START
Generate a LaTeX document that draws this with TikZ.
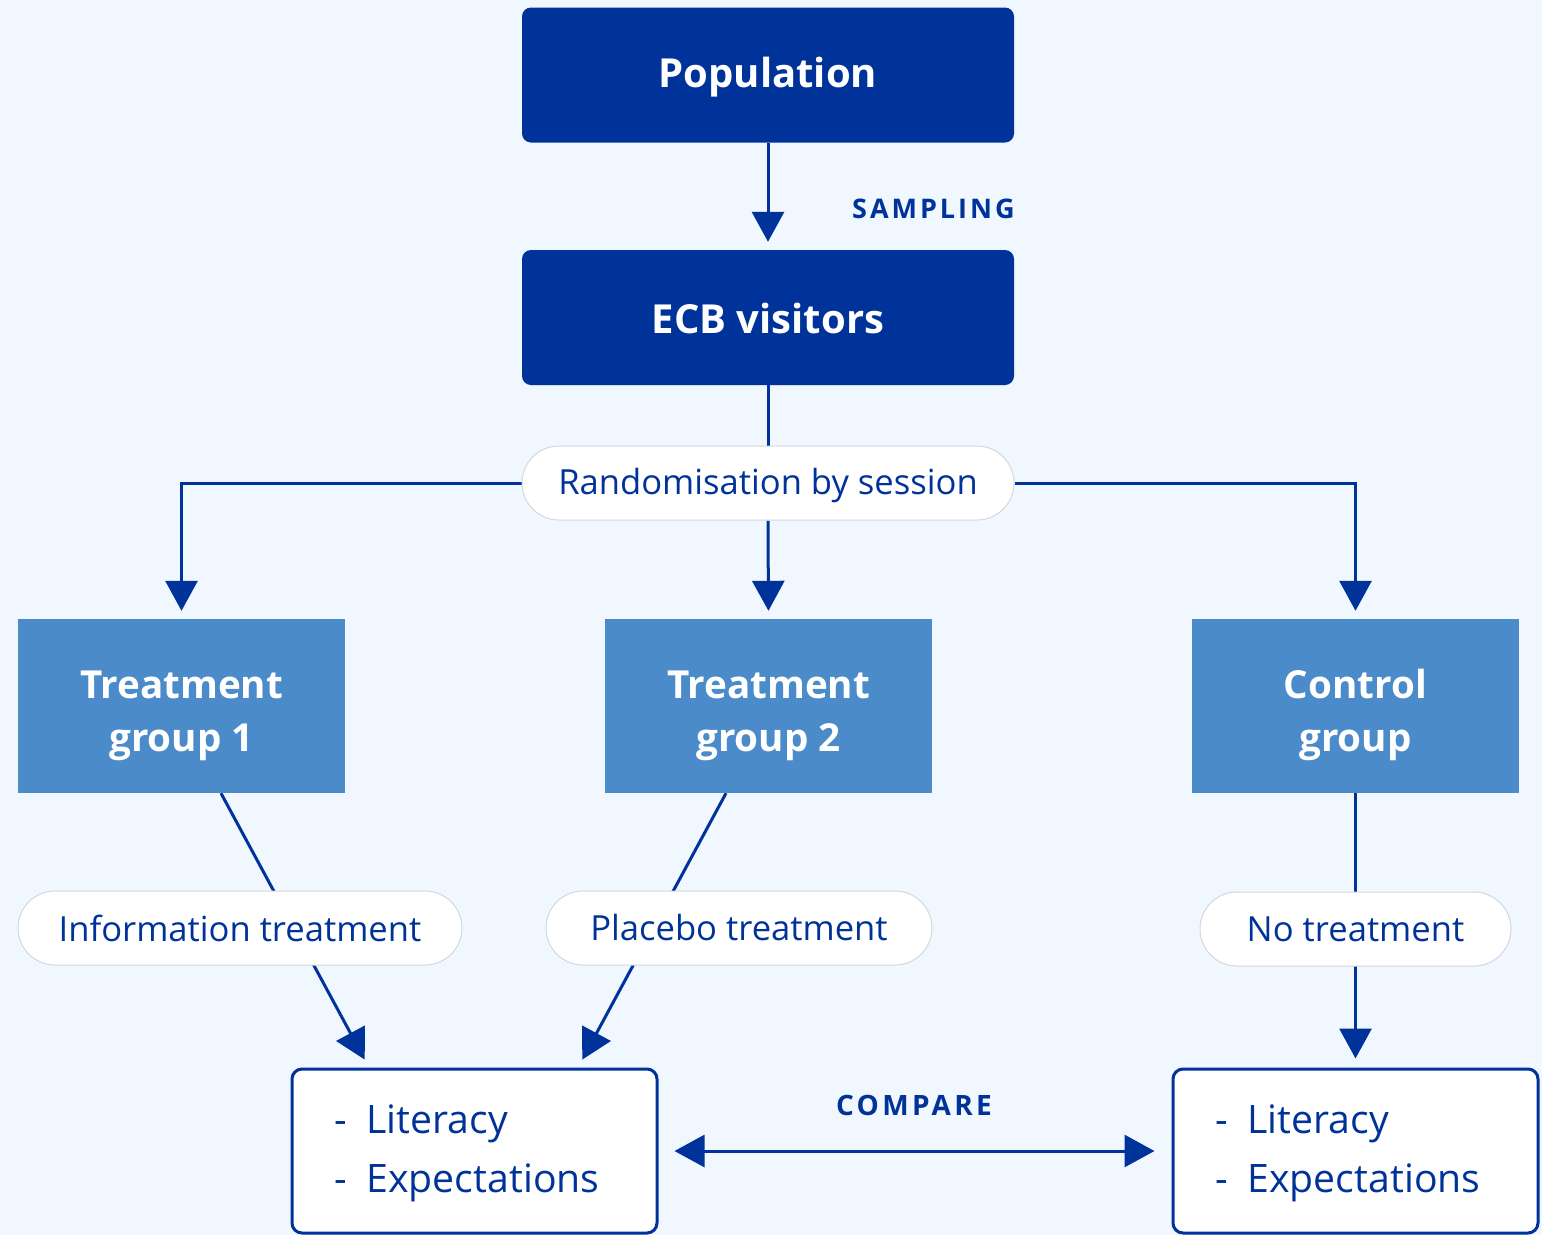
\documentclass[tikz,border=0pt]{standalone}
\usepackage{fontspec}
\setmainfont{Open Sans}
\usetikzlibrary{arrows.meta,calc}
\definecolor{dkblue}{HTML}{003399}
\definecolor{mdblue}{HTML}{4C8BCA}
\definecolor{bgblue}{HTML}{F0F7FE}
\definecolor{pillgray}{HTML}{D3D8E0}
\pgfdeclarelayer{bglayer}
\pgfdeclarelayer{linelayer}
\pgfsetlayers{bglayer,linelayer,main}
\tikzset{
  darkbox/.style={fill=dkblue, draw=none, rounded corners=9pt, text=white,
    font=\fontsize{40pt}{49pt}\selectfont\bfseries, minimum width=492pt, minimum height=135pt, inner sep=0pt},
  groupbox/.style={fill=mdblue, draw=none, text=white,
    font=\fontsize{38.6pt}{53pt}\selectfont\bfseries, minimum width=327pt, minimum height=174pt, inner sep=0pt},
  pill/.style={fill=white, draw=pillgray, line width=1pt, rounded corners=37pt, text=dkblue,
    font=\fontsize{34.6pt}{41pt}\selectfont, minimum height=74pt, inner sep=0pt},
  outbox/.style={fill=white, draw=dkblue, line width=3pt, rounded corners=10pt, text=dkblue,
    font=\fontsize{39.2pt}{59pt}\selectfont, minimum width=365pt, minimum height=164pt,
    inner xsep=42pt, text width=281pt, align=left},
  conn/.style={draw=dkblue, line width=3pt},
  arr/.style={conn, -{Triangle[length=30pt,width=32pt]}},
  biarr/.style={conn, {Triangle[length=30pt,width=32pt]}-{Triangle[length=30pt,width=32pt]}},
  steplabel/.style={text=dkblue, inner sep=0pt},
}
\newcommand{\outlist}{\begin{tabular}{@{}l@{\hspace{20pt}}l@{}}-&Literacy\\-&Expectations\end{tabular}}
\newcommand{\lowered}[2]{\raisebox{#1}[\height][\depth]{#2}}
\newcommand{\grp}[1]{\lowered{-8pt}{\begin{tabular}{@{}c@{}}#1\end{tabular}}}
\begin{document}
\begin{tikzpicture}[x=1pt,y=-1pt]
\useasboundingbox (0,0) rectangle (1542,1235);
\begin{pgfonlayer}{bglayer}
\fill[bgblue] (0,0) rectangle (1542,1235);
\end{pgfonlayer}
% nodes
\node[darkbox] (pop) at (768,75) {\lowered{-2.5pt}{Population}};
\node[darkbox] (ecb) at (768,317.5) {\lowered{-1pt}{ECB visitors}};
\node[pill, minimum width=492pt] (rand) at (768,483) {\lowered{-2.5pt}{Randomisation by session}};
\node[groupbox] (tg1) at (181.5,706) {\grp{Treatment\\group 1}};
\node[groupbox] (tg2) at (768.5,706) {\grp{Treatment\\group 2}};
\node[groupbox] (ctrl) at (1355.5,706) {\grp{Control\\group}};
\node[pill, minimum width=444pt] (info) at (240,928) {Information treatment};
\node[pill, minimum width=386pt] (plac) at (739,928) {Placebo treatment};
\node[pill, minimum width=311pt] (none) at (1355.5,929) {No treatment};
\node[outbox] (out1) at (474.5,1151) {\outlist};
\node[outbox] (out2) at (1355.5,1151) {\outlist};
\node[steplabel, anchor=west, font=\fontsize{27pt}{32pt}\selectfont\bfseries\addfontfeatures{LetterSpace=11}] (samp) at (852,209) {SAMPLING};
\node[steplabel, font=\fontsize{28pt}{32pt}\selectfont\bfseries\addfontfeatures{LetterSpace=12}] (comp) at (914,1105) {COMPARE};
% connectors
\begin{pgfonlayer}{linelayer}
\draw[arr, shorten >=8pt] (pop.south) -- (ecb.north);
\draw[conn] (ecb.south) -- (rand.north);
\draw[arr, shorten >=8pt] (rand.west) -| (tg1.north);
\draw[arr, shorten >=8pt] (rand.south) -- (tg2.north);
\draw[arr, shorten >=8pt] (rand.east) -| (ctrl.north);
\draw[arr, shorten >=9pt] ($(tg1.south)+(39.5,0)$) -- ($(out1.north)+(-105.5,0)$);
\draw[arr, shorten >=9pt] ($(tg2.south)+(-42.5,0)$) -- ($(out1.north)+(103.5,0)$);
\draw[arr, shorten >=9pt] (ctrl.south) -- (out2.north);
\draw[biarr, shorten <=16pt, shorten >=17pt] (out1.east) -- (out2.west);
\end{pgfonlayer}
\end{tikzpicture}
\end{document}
END
• **Given exercise**: Without including any pictures, print all of the material exactly as given.

• **Completed exercise**:
Generate a LaTeX document that draws this with TikZ.
\documentclass[tikz,border=0pt]{standalone}
\usepackage{fontspec}
\setmainfont{Open Sans}
\usetikzlibrary{arrows.meta,calc}
\definecolor{dkblue}{HTML}{003399}
\definecolor{mdblue}{HTML}{4C8BCA}
\definecolor{bgblue}{HTML}{F0F7FE}
\definecolor{pillgray}{HTML}{D3D8E0}
\pgfdeclarelayer{bglayer}
\pgfdeclarelayer{linelayer}
\pgfsetlayers{bglayer,linelayer,main}
\tikzset{
  darkbox/.style={fill=dkblue, draw=none, rounded corners=9pt, text=white,
    font=\fontsize{40pt}{49pt}\selectfont\bfseries, minimum width=492pt, minimum height=135pt, inner sep=0pt},
  groupbox/.style={fill=mdblue, draw=none, text=white,
    font=\fontsize{38.6pt}{53pt}\selectfont\bfseries, minimum width=327pt, minimum height=174pt, inner sep=0pt},
  pill/.style={fill=white, draw=pillgray, line width=1pt, rounded corners=37pt, text=dkblue,
    font=\fontsize{34.6pt}{41pt}\selectfont, minimum height=74pt, inner sep=0pt},
  outbox/.style={fill=white, draw=dkblue, line width=3pt, rounded corners=10pt, text=dkblue,
    font=\fontsize{39.2pt}{59pt}\selectfont, minimum width=365pt, minimum height=164pt,
    inner xsep=42pt, text width=281pt, align=left},
  conn/.style={draw=dkblue, line width=3pt},
  arr/.style={conn, -{Triangle[length=30pt,width=32pt]}},
  biarr/.style={conn, {Triangle[length=30pt,width=32pt]}-{Triangle[length=30pt,width=32pt]}},
  steplabel/.style={text=dkblue, inner sep=0pt},
}
\newcommand{\outlist}{\begin{tabular}{@{}l@{\hspace{20pt}}l@{}}-&Literacy\\-&Expectations\end{tabular}}
\newcommand{\lowered}[2]{\raisebox{#1}[\height][\depth]{#2}}
\newcommand{\grp}[1]{\lowered{-8pt}{\begin{tabular}{@{}c@{}}#1\end{tabular}}}
\begin{document}
\begin{tikzpicture}[x=1pt,y=-1pt]
\useasboundingbox (0,0) rectangle (1542,1235);
\begin{pgfonlayer}{bglayer}
\fill[bgblue] (0,0) rectangle (1542,1235);
\end{pgfonlayer}
% nodes
\node[darkbox] (pop) at (768,75) {\lowered{-2.5pt}{Population}};
\node[darkbox] (ecb) at (768,317.5) {\lowered{-1pt}{ECB visitors}};
\node[pill, minimum width=492pt] (rand) at (768,483) {\lowered{-2.5pt}{Randomisation by session}};
\node[groupbox] (tg1) at (181.5,706) {\grp{Treatment\\group 1}};
\node[groupbox] (tg2) at (768.5,706) {\grp{Treatment\\group 2}};
\node[groupbox] (ctrl) at (1355.5,706) {\grp{Control\\group}};
\node[pill, minimum width=444pt] (info) at (240,928) {Information treatment};
\node[pill, minimum width=386pt] (plac) at (739,928) {Placebo treatment};
\node[pill, minimum width=311pt] (none) at (1355.5,929) {No treatment};
\node[outbox] (out1) at (474.5,1151) {\outlist};
\node[outbox] (out2) at (1355.5,1151) {\outlist};
\node[steplabel, anchor=west, font=\fontsize{27pt}{32pt}\selectfont\bfseries\addfontfeatures{LetterSpace=11}] (samp) at (852,209) {SAMPLING};
\node[steplabel, font=\fontsize{28pt}{32pt}\selectfont\bfseries\addfontfeatures{LetterSpace=12}] (comp) at (914,1105) {COMPARE};
% connectors
\begin{pgfonlayer}{linelayer}
\draw[arr, shorten >=8pt] (pop.south) -- (ecb.north);
\draw[conn] (ecb.south) -- (rand.north);
\draw[arr, shorten >=8pt] (rand.west) -| (tg1.north);
\draw[arr, shorten >=8pt] (rand.south) -- (tg2.north);
\draw[arr, shorten >=8pt] (rand.east) -| (ctrl.north);
\draw[arr, shorten >=9pt] ($(tg1.south)+(39.5,0)$) -- ($(out1.north)+(-105.5,0)$);
\draw[arr, shorten >=9pt] ($(tg2.south)+(-42.5,0)$) -- ($(out1.north)+(103.5,0)$);
\draw[arr, shorten >=9pt] (ctrl.south) -- (out2.north);
\draw[biarr, shorten <=16pt, shorten >=17pt] (out1.east) -- (out2.west);
\end{pgfonlayer}
\end{tikzpicture}
\end{document}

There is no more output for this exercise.